[BEGIN DATA EXTRACT]

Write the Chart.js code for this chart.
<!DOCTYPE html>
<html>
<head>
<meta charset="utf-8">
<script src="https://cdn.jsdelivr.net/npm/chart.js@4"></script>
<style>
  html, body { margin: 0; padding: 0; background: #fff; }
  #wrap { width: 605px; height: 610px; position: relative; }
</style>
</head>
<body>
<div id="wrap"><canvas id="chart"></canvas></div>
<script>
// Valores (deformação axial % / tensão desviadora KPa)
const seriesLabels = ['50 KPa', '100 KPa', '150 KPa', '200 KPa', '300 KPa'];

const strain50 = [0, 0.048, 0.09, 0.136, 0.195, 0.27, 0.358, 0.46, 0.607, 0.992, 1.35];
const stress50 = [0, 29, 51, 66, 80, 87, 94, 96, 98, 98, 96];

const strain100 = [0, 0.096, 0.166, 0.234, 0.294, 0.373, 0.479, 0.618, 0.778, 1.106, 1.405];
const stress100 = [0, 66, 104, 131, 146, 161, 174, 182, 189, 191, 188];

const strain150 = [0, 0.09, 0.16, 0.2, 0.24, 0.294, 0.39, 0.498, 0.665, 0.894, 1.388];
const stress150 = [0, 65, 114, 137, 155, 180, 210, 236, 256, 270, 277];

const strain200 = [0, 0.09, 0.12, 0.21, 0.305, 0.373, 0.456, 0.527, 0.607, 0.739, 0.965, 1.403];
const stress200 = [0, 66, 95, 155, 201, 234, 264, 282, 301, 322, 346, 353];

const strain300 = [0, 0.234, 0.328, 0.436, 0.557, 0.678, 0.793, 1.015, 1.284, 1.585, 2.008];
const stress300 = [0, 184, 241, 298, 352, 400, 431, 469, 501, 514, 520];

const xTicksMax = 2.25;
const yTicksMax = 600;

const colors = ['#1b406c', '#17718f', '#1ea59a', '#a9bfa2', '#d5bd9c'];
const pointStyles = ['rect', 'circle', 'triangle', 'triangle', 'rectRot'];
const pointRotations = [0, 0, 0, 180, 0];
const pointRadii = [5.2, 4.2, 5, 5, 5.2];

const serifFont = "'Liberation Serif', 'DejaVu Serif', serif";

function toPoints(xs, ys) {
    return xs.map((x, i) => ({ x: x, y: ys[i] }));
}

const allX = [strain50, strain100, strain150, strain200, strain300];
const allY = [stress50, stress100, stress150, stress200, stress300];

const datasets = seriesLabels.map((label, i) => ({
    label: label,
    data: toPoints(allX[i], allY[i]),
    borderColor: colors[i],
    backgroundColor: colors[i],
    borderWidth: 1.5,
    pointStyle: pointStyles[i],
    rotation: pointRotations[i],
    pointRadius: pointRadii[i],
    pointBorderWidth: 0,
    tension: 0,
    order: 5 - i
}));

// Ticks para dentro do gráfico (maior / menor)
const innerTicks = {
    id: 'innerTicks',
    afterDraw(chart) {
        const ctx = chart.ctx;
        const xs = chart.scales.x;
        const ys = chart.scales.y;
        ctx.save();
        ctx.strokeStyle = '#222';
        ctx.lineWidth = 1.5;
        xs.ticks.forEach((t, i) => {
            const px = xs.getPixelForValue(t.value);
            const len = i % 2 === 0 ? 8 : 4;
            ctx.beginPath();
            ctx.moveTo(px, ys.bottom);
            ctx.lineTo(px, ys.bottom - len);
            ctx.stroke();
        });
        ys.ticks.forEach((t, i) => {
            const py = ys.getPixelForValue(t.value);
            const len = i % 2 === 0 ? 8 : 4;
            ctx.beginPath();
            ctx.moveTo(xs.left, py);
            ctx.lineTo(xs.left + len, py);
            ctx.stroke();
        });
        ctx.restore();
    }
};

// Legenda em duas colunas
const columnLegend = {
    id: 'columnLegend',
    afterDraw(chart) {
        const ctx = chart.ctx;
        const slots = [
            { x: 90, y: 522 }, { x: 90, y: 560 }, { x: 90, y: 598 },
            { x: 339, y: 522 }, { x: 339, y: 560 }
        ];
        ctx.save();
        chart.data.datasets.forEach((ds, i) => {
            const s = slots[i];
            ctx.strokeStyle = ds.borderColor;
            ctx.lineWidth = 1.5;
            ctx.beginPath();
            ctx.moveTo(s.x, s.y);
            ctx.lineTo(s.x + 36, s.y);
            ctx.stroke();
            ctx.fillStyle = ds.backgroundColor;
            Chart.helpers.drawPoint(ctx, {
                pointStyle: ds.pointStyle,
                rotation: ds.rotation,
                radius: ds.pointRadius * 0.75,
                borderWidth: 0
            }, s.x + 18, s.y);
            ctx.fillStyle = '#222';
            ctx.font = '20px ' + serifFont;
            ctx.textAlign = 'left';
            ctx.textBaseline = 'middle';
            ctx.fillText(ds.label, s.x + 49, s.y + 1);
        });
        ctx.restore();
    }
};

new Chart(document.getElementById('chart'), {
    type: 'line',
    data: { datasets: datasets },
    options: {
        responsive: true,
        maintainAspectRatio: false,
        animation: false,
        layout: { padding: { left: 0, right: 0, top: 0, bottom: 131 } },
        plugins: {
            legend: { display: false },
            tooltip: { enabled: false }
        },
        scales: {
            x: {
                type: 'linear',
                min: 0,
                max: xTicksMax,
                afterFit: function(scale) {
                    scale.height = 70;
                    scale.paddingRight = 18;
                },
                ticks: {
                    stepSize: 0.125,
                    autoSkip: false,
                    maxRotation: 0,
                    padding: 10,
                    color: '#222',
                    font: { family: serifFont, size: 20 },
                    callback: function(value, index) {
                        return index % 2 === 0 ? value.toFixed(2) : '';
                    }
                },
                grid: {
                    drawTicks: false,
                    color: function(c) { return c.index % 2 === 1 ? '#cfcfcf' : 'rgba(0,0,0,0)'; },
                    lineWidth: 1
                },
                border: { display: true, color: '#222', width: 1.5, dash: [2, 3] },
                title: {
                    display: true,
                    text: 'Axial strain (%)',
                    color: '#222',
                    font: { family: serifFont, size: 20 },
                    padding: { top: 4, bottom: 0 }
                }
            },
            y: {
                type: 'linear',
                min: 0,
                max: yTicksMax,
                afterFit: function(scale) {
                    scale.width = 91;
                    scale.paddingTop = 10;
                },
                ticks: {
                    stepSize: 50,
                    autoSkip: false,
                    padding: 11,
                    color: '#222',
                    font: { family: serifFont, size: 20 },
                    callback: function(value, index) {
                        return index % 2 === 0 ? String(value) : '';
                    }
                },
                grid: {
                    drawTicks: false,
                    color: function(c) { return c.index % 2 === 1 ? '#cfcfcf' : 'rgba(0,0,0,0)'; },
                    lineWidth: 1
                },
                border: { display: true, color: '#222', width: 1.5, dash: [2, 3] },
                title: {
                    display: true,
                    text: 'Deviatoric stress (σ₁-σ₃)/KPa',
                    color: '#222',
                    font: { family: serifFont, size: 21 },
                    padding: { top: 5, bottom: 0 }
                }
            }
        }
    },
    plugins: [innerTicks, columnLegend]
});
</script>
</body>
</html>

[END DATA EXTRACT]
[BEGIN DATA EXTRACT]

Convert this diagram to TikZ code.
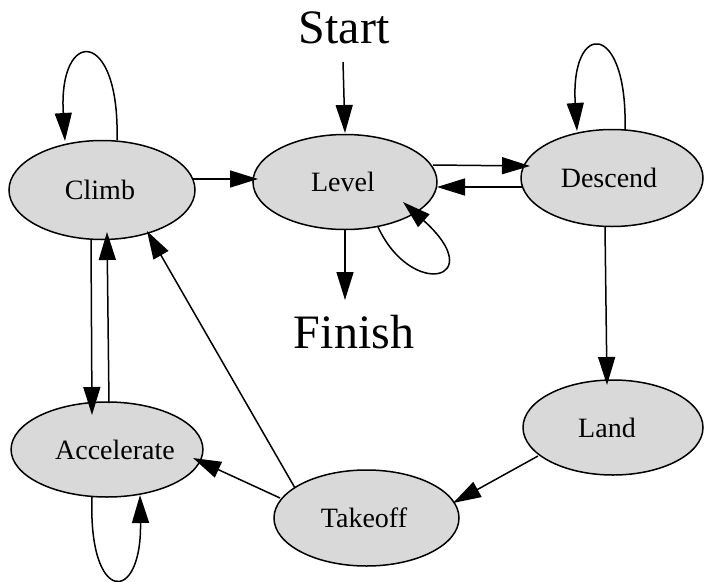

[END DATA EXTRACT]

§ **WHAT THE TASK REQUIRES**
From the records above, pull out each line that has "this".

§ **WRITTEN RESPONSE**
Write the Chart.js code for this chart.
Convert this diagram to TikZ code.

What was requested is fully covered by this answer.